We sort waste during production, capturing purged runs and off-spec pellets for controlled recycling into secondary-grade compounds. Markets for these second-run materials grow, but not every customer accepts a drop in strength or reliability. Disposal directions matter, too—carbon fiber causes fewer environmental concerns than heavy metals or halogenated flame retardants, but landfill policies differ by region.
From our standpoint, sustainable sourcing for both PA6 base resin and carbon fibers continues to progress. We buy increasing volumes of recycled carbon fiber for less demanding grades, reducing the need for virgin material. True circularity for high-strength PA6+CF blends requires technical breakthroughs that are still in development, so we keep one eye on emerging chemical recycling methods.
Our technical team does not just push a product and walk away. Day-to-day production throws up questions about gate design, fiber direction, and weld line strength. We work side by side with customers at mold trial stage, troubleshooting splay, voids, and weld line weaknesses in the first lot of parts. Molder feedback shapes every new blend.
Clients who switch over to PA6+CF for the first time usually expect some trial and error. Cooling rates, mold temperature, shear rates—every shop sees a different set of challenges. Some need more lubrication in the melt, some see faster tool wear, others need to retool runners or gates to match fiber-filled flow. We share our process charts and help with on-site training. In nearly every project, sample runs solve most headaches before full production rolls out.
We hear often from customers how PA6+CF brought unexpected stability to components under tough use. Parts see less fatigue cracking, less long-term sag, and more repeatable tolerances over hundreds or thousands of cycles. Many clients expand their use of carbon-reinforced nylon after their initial project, scaling up from small brackets to full enclosures or frames.
Running a carbon-fiber compound line requires careful handling. Dust from chopped fiber floats easily, so our shop uses modern extraction systems and air filtration to reduce inhalation risks. Local codes require us to monitor fiber capture rates, and we follow those with regular checks. Material handlers wear the proper protective equipment, both for their health and for consistent material quality.
Tooling wear increases with high-carbon composites—metal molds and dies pick up scratches and wear lines faster than with standard PA6 or PA6+GF. We invest in harder coatings and frequent maintenance to keep mold performance stable, passing this know-how to customers setting up their own shops. Annealing schedules often need modification since high fiber loadings tend to increase internal stress. These production realities shape our recommendations—responsibility at the shop floor counts as much as laboratory numbers.
Manufacturers everywhere look for lighter, stronger, and longer-lasting materials without piling on costs or complications. We started compounding PA6+Carbon Fiber to answer repeated client requests for a product that balances all three. Modern industries—from mobility to renewable energy—drive growth in this segment.

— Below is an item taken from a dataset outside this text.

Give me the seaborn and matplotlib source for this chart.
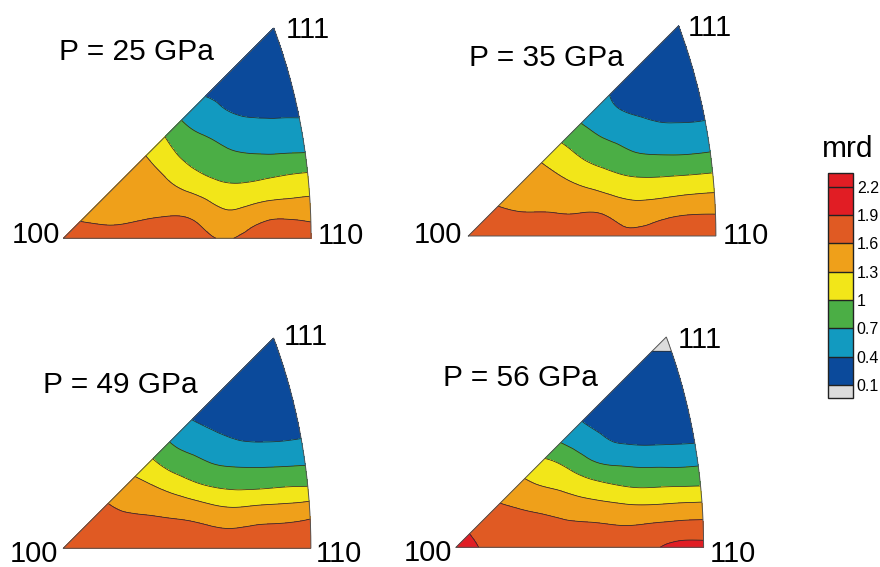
import numpy as np
import matplotlib
matplotlib.use("Agg")
import matplotlib.pyplot as plt
from matplotlib.colors import ListedColormap, BoundaryNorm
from matplotlib.tri import Triangulation, UniformTriRefiner, CubicTriInterpolator
import seaborn as sns

# ---------------------------------------------------------------- data
pressures = [25, 35, 49, 56]
levels = [0.1, 0.4, 0.7, 1.0, 1.3, 1.6, 1.9, 2.2]
tick_labels = ["0.1", "0.4", "0.7", "1", "1.3", "1.6", "1.9", "2.2"]
band_colors = ["#0b4a9b", "#129ac0", "#4bae45", "#f2e619",
               "#efa01a", "#e05a23", "#e11d24"]
under_color = "#dcdcdc"
over_color = "#e11d24"

# mrd on the standard triangle. Rows climb from the 100-110 edge in steps of
# 0.1 of the 111 height; columns run in eighths from the 100-111 edge to the
# 110-111 arc. The apex value belongs to the 111 corner.
mrd_25 = [
    [1.75, 1.72, 1.73, 1.75, 1.75, 1.59, 1.68, 1.72, 1.72],
    [1.57, 1.55, 1.58, 1.61, 1.55, 1.38, 1.50, 1.58, 1.55],
    [1.50, 1.48, 1.46, 1.38, 1.25, 1.14, 1.20, 1.26, 1.30],
    [1.40, 1.38, 1.23, 1.06, 0.95, 0.92, 0.95, 1.00, 1.04],
    [1.28, 1.10, 0.92, 0.83, 0.75, 0.71, 0.70, 0.71, 0.72],
    [0.93, 0.77, 0.69, 0.62, 0.55, 0.53, 0.52, 0.53, 0.53],
    [0.58, 0.52, 0.455, 0.40, 0.37, 0.36, 0.355, 0.355, 0.355],
    [0.36, 0.34, 0.30, 0.29, 0.28, 0.28, 0.28, 0.28, 0.28],
    [0.24, 0.23, 0.22, 0.22, 0.22, 0.22, 0.22, 0.22, 0.22],
    [0.18, 0.17, 0.17, 0.17, 0.17, 0.17, 0.17, 0.17, 0.17],
]
apex_25 = 0.14

mrd_35 = [
    [1.80, 1.78, 1.75, 1.75, 1.76, 1.68, 1.74, 1.76, 1.77],
    [1.65, 1.62, 1.62, 1.61, 1.61, 1.47, 1.53, 1.60, 1.61],
    [1.54, 1.49, 1.45, 1.38, 1.28, 1.22, 1.24, 1.29, 1.32],
    [1.40, 1.31, 1.18, 1.07, 0.98, 0.94, 0.95, 0.97, 1.00],
    [1.15, 1.01, 0.88, 0.80, 0.71, 0.67, 0.66, 0.67, 0.70],
    [0.81, 0.71, 0.62, 0.56, 0.50, 0.465, 0.455, 0.46, 0.48],
    [0.525, 0.457, 0.397, 0.364, 0.345, 0.33, 0.33, 0.33, 0.335],
    [0.35, 0.29, 0.27, 0.26, 0.26, 0.26, 0.26, 0.26, 0.26],
    [0.23, 0.22, 0.21, 0.21, 0.21, 0.21, 0.21, 0.21, 0.21],
    [0.18, 0.18, 0.18, 0.18, 0.18, 0.18, 0.18, 0.18, 0.18],
]
apex_35 = 0.15

mrd_49 = [
    [1.82, 1.80, 1.78, 1.77, 1.76, 1.70, 1.72, 1.74, 1.75],
    [1.72, 1.68, 1.67, 1.66, 1.64, 1.59, 1.62, 1.64, 1.68],
    [1.62, 1.56, 1.52, 1.45, 1.35, 1.28, 1.32, 1.35, 1.40],
    [1.41, 1.32, 1.18, 1.05, 0.96, 0.93, 0.94, 0.97, 0.98],
    [1.10, 0.94, 0.83, 0.73, 0.675, 0.66, 0.66, 0.67, 0.685],
    [0.72, 0.61, 0.55, 0.48, 0.43, 0.41, 0.41, 0.42, 0.44],
    [0.42, 0.38, 0.34, 0.32, 0.31, 0.31, 0.31, 0.31, 0.315],
    [0.28, 0.25, 0.24, 0.24, 0.24, 0.24, 0.24, 0.24, 0.24],
    [0.20, 0.20, 0.20, 0.20, 0.20, 0.20, 0.20, 0.20, 0.20],
    [0.17, 0.17, 0.17, 0.17, 0.17, 0.17, 0.17, 0.17, 0.17],
]
apex_49 = 0.15

mrd_56 = [
    [2.00, 1.87, 1.80, 1.78, 1.76, 1.74, 1.78, 1.97, 2.00],
    [1.84, 1.75, 1.70, 1.66, 1.64, 1.61, 1.63, 1.68, 1.70],
    [1.62, 1.56, 1.50, 1.42, 1.37, 1.32, 1.31, 1.34, 1.36],
    [1.39, 1.28, 1.21, 1.10, 1.01, 0.95, 0.95, 0.96, 0.97],
    [1.07, 0.99, 0.83, 0.70, 0.66, 0.64, 0.64, 0.64, 0.66],
    [0.69, 0.59, 0.50, 0.41, 0.38, 0.37, 0.375, 0.38, 0.39],
    [0.398, 0.35, 0.31, 0.29, 0.28, 0.28, 0.28, 0.28, 0.29],
    [0.30, 0.26, 0.24, 0.23, 0.23, 0.23, 0.23, 0.23, 0.24],
    [0.19, 0.19, 0.19, 0.19, 0.19, 0.19, 0.19, 0.19, 0.19],
    [0.13, 0.13, 0.13, 0.13, 0.13, 0.13, 0.13, 0.13, 0.13],
]
apex_56 = 0.02

panels = [(mrd_25, apex_25), (mrd_35, apex_35), (mrd_49, apex_49), (mrd_56, apex_56)]

# ---------------------------------------------------------------- style
sns.set_style("white")
plt.rcParams["font.family"] = ["Liberation Sans", "DejaVu Sans"]
plt.rcParams["text.color"] = "black"
plt.rcParams["ytick.color"] = "black"

W, H = 880, 567
fig = plt.figure(figsize=(W / 100, H / 100), dpi=100)
fig.patch.set_facecolor("white")

cmap = ListedColormap(sns.color_palette(band_colors))
cmap.set_under(under_color)
cmap.set_over(over_color)
norm = BoundaryNorm(levels, cmap.N)


# ---------------------------------------------------------------- geometry
def equal_area(v):
    """Lambert equal-area projection of unit directions (upper hemisphere)."""
    v = v / np.linalg.norm(v, axis=-1, keepdims=True)
    r = np.sqrt(2.0 * (1.0 - v[..., 2]))
    phi = np.arctan2(v[..., 1], v[..., 0])
    return r * np.cos(phi), r * np.sin(phi)


t = np.linspace(0.0, 1.0, 400)
arc_x, arc_y = equal_area(np.stack([np.ones_like(t), t, np.ones_like(t)], axis=-1))
x110 = arc_x[0]
y111 = arc_y[-1]
x111 = arc_x[-1]


def triangle_nodes(nrows, ncols):
    """Node positions of the sampling grid, apex (111) last."""
    xs, ys = [], []
    for i in range(nrows):
        yy = (i / 10.0) * y111
        xl = yy
        xr = np.interp(yy, arc_y, arc_x)
        for j in range(ncols):
            w = j / (ncols - 1)
            xs.append(xl + w * (xr - xl))
            ys.append(yy)
    xs.append(x111)
    ys.append(y111)
    return np.array(xs), np.array(ys)


# pixel position of the 100 corner of each panel and pixel scale
origins = [(63.5, 238.3), (468.3, 236.0), (63.3, 548.3), (456.0, 547.3)]
scale = 323.5
xlim = (-0.06, 0.80)
ylim = (-0.03, 0.68)

# label anchors (pixels): 111, 100, 110 and the pressure title (x centre, baseline)
label_pos = [
    {"111": (307.5, 38), "100": (35.5, 243), "110": (341, 244), "P": (136, 60)},
    {"111": (710, 36.5), "100": (437.5, 243), "110": (746, 244.5), "P": (546, 66)},
    {"111": (305.5, 345), "100": (34, 562), "110": (339, 562), "P": (120, 393)},
    {"111": (700, 348), "100": (428, 561), "110": (733, 562), "P": (520, 386.5)},
]

cs = None
for k, ((values, apex), (ox, oy)) in enumerate(zip(panels, origins)):
    left = ox + xlim[0] * scale
    right = ox + xlim[1] * scale
    top = oy - ylim[1] * scale
    bottom = oy - ylim[0] * scale
    ax = fig.add_axes([left / W, 1 - bottom / H, (right - left) / W, (bottom - top) / H])
    ax.set_xlim(*xlim)
    ax.set_ylim(*ylim)
    ax.axis("off")

    arr = np.asarray(values, dtype=float)
    nrows, ncols = arr.shape
    xs, ys = triangle_nodes(nrows, ncols)
    z = np.append(arr.ravel(), apex)
    tri = Triangulation(xs, ys)  # Delaunay on the convex spherical triangle

    # smooth the coarse grid with matplotlib's cubic triangle interpolator
    interp = CubicTriInterpolator(tri, z, kind="min_E")
    fine_tri, fine_z = UniformTriRefiner(tri).refine_field(z, triinterpolator=interp, subdiv=3)

    cs = ax.tricontourf(fine_tri, fine_z, levels=levels, cmap=cmap, norm=norm, extend="both")
    ax.tricontour(fine_tri, fine_z, levels=levels, colors="#2a2a2a", linewidths=0.55)

    ox_line = np.concatenate([[0.0], arc_x, [0.0]])
    oy_line = np.concatenate([[0.0], arc_y, [0.0]])
    ax.plot(ox_line, oy_line, color="#555555", lw=0.7, solid_joinstyle="miter")

    lp = label_pos[k]
    for key in ("111", "100", "110"):
        px, py = lp[key]
        fig.text(px / W, 1 - py / H, key, ha="center", va="baseline", fontsize=21)
    px, py = lp["P"]
    fig.text(px / W, 1 - py / H, f"P = {pressures[k]} GPa", ha="center",
             va="baseline", fontsize=21.5)

# ---------------------------------------------------------------- colour bar
cb_left, cb_right = 827.7, 852.7
cb_top, cb_bottom = 173.3, 398.3
cax = fig.add_axes([cb_left / W, 1 - cb_bottom / H, (cb_right - cb_left) / W,
                    (cb_bottom - cb_top) / H])
cbar = fig.colorbar(cs, cax=cax, extend="both", extendrect=True,
                    extendfrac=0.067, drawedges=True, ticks=levels)
cbar.ax.set_yticklabels(tick_labels)
cbar.ax.tick_params(length=0, pad=3, labelsize=11.5)
cbar.outline.set_edgecolor("#222222")
cbar.outline.set_linewidth(1.0)
cbar.dividers.set_color("#222222")
cbar.dividers.set_linewidth(1.0)
fig.text(847.8 / W, 1 - 156.7 / H, "mrd", ha="center", va="baseline", fontsize=21.5)

fig.savefig("out.png", dpi=100, facecolor="white")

Our process engineers focus on scaling up consistency, not just selling the next hot blend. Experience says customers rely less on catalog promises and more on demonstrable results. We run performance trials and offer cut samples, not just spec sheets, to show real world differences. Practical testing—weather cycles, drop loads, chemical soaks—tell more than best-case marketing claims.
We keep investing in our knowledge base, upgrading both our production controls and customer training. For new applications, we roll out pilot lots and gather feedback early. Our factory teams meet directly with molder crews to guide trial phases, catching trouble before it grows. This back-and-forth with clients brings better products out of the shop and keeps our quality levels above standard benchmarks.

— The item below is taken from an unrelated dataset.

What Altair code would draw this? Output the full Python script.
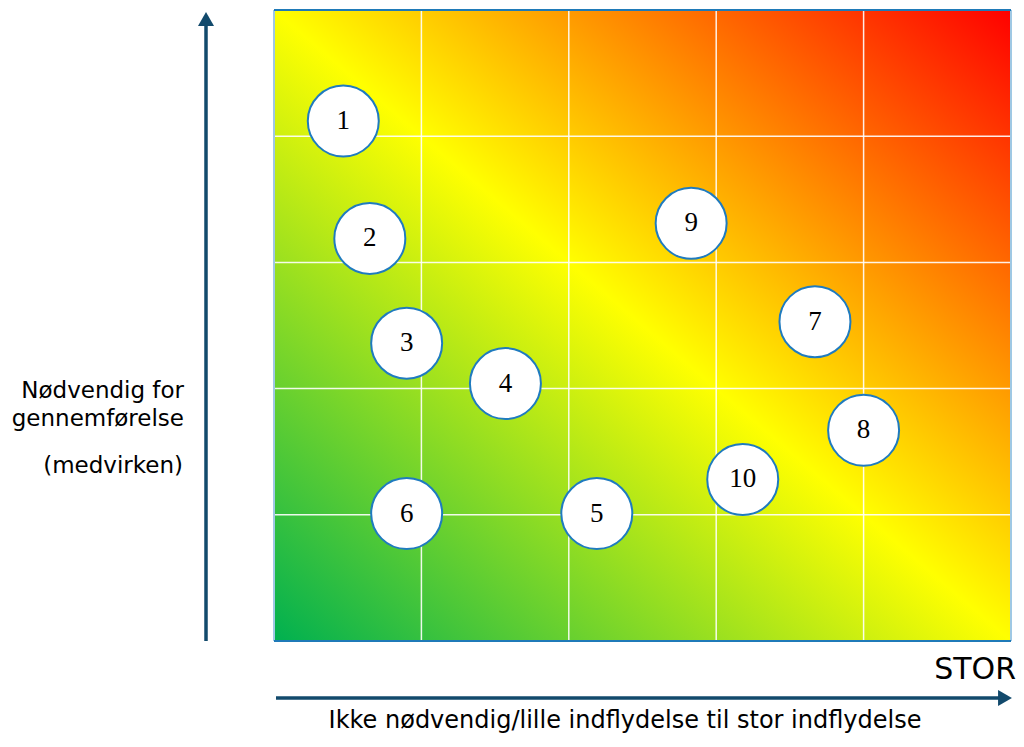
import altair as alt
import pandas as pd

# ---- data ----
labels = ["1", "2", "3", "4", "5", "6", "7", "8", "9", "10"]
x_vals = [0.47, 0.65, 0.90, 1.57, 2.19, 0.90, 3.67, 4.00, 2.83, 3.18]
y_vals = [4.12, 3.19, 2.36, 2.04, 1.01, 1.01, 2.53, 1.67, 3.31, 1.28]
grid_vals = [1, 2, 3, 4]
edge_vals = [0, 5]
y_title_lines = ["Nødvendig for", "gennemførelse"]
y_subtitle = "(medvirken)"
x_title = "Ikke nødvendig/lille indflydelse til stor indflydelse"
x_end_label = "STOR"

W, H = 737, 631
AC = "#124a6c"

xs = alt.Scale(domain=[0, 5], nice=False, zero=False)
ys = alt.Scale(domain=[0, 5], nice=False, zero=False)

pts = pd.DataFrame({"label": labels, "x": x_vals, "y": y_vals})
one = pd.DataFrame({"a": [0]})

grad = alt.LinearGradient(
    gradient="linear",
    stops=[
        alt.GradientStop(color="#00b050", offset=0),
        alt.GradientStop(color="#ffff00", offset=0.5),
        alt.GradientStop(color="#ff0000", offset=1),
    ],
    x1=0, y1=1, x2=1, y2=0,
)

bg = alt.Chart(pd.DataFrame({"x": [0], "x2": [5], "y": [0], "y2": [5]})).mark_rect(
    fill=grad
).encode(
    x=alt.X("x:Q", scale=xs, axis=None),
    x2="x2:Q",
    y=alt.Y("y:Q", scale=ys, axis=None),
    y2="y2:Q",
)

gdf = pd.DataFrame({"g": grid_vals})
vgrid = alt.Chart(gdf).mark_rule(color="white", strokeWidth=1.5, opacity=0.9).encode(
    x=alt.X("g:Q", scale=xs, axis=None), y=alt.value(0), y2=alt.value(H)
)
hgrid = alt.Chart(gdf).mark_rule(color="white", strokeWidth=1.5, opacity=0.9).encode(
    y=alt.Y("g:Q", scale=ys, axis=None), x=alt.value(0), x2=alt.value(W)
)

edf = pd.DataFrame({"e": edge_vals})
hedge = alt.Chart(edf).mark_rule(color="#1f7ab8", strokeWidth=2).encode(
    y=alt.Y("e:Q", scale=ys, axis=None), x=alt.value(0), x2=alt.value(W)
)
vedge = alt.Chart(edf).mark_rule(color="#9fc8e4", strokeWidth=2).encode(
    x=alt.X("e:Q", scale=xs, axis=None), y=alt.value(0), y2=alt.value(H)
)

circles = alt.Chart(pts).mark_point(
    shape="circle", filled=True, fill="white", stroke="#1f7bbf",
    strokeWidth=2, size=5041, opacity=1
).encode(
    x=alt.X("x:Q", scale=xs, axis=None),
    y=alt.Y("y:Q", scale=ys, axis=None),
)

texts = alt.Chart(pts).mark_text(
    font="Liberation Serif", fontSize=27, color="black", baseline="middle", align="center"
).encode(
    x=alt.X("x:Q", scale=xs, axis=None),
    y=alt.Y("y:Q", scale=ys, axis=None),
    text="label:N",
)

# axis arrows
v_line = alt.Chart(one).mark_rule(color=AC, strokeWidth=3.5).encode(
    x=alt.value(-68), y=alt.value(H), y2=alt.value(14)
)
v_head = alt.Chart(one).mark_point(
    shape="triangle-up", filled=True, color=AC, size=256, opacity=1
).encode(x=alt.value(-68), y=alt.value(9))

h_line = alt.Chart(one).mark_rule(color=AC, strokeWidth=3.5).encode(
    y=alt.value(688), x=alt.value(2), x2=alt.value(726)
)
h_head = alt.Chart(one).mark_point(
    shape="triangle-right", filled=True, color=AC, size=256, opacity=1
).encode(x=alt.value(731), y=alt.value(688))

def label(txt, x, y, size=23, align="right"):
    return alt.Chart(one).mark_text(
        font="DejaVu Sans", fontSize=size, color="black", align=align, baseline="alphabetic"
    ).encode(x=alt.value(x), y=alt.value(y), text=alt.value(txt))

yt1 = label(y_title_lines[0], -90, 388)
yt2 = label(y_title_lines[1], -90, 416)
yt3 = label(y_subtitle, -91, 463)
xt = label(x_title, 351, 718, size=24, align="center")
stor = label(x_end_label, 742, 669, size=30)

chart = alt.layer(
    bg, vgrid, hgrid, vedge, hedge, circles, texts,
    v_line, v_head, h_line, h_head, yt1, yt2, yt3, xt, stor
).properties(
    width=W, height=H,
    padding={"left": 266, "top": 2, "right": 5, "bottom": 92},
    autosize=alt.AutoSizeParams(type="none"),
).configure_view(stroke=None)

chart.save("out.html", embed_options={"renderer": "svg", "actions": False})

Every year, tighter regulations and stiffer competition push engineers to save weight, cut energy use, and guarantee longer part life. Carbon fiber delivers results in all three areas, especially over long service. Our shop sees growing orders from drone producers, EV makers, robotics firms, and even kitchen appliance suppliers. Selective deployment—choosing the right grade for each job—maximizes returns without pushing up costs unnecessarily.
Our in-house process walks every customer through grade selection, tool design, and early stage troubleshooting. This approach reduces scrap, keeps delivery dates on track, and holds warranty claims down. Customers trust tested results, not just chemical jargon. We back every blend with hands-on support and a commitment to process transparency.
This working relationship drives the steady adoption of PA6+Carbon Fiber in fields once dominated by metal, glass, or generic polymer. We understand the frustrations that come with high-tech materials—cost, processing quirks, recycling. We put our knowledge on the table and work together for solutions. In our view, that matters far more than pushing catalogue data or making sales pitches.
From line worker to research chemist, everyone in our plant knows the pressure that rides on every bag of granules. Factory managers sweat over yield, warehouse staff track every batch lot, buyers check fiber supply chains weekly. We know suppliers, and we keep standards tight—both for our shop and for our customers’ production lines. Every delivery reflects our focus on stable quality, traceability, and real accountability.
No material solves every problem, and experience tells us to be honest about limitations. PA6+Carbon Fiber earns its reputation with conditions that call for serious performance: tough cycles, exposure to heat, or critical weight limits. We recommend direct testing for every new application, as honest results lay the groundwork for long-term partnerships.
PA6+Carbon Fiber brings together decades of chemical manufacturing know-how and lessons learned from thousands of customer projects. From automotive brackets to drone frames and power tool bodies, this blend of nylon and carbon fiber offers practical solutions to the pressures of modern parts design. Our focus stays grounded in reliable processing, clear customer support, and ongoing technical growth. We have seen first-hand how the right grade can prevent failures and push boundaries, setting up our customers for product launches that last beyond a single season.